What Miss Annie is describing with “endless worry” is despair, which is the opposite of presumption and as the two are related, I believe this is the “?” in the thread title. One must find the elevated mean between these. “Elevated mean” is defined as a higher truth between the two extremes. I believe this to be the virtues.

The virtues in moral theology are related to what we confess when we deliberately fail to practice the good. CCC 1810 “Human virtues acquired by education, by deliberate acts and by a perseverance ever-renewed in repeated efforts are purified and elevated by divine grace. With God’s help, they forge character and give facility in the practice of the good. The virtuous man is happy to practice them.”

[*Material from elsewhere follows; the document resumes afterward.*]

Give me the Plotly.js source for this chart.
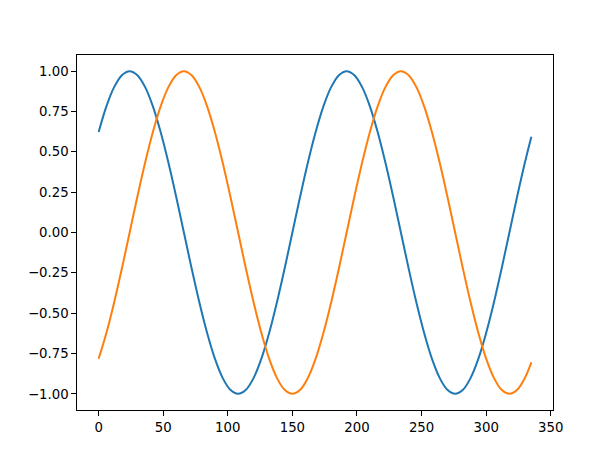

We are given the three Theological Virtues of Faith, Hope, and Charity, but we must work at prudence, justice, temperance, and fortitude to the point where grace infuses these in us. The gifts of the Holy Spirit are related to the virtues:
* The gift of wisdom corresponds to the virtue of charity.
* The gift of understanding corresponds to the virtue of faith.
* The gift of counsel (right judgment) corresponds to the virtue of prudence.
* The gift of courage corresponds to the virtue of fortitude.
* The gift of knowledge corresponds to the virtue of hope.
* The gift of piety corresponds to the virtue of justice.
* The gift of fear of the Lord corresponds to the virtue of temperance.

All this helps one to rise above both excesses of presumption and despair in ones practice of virtue.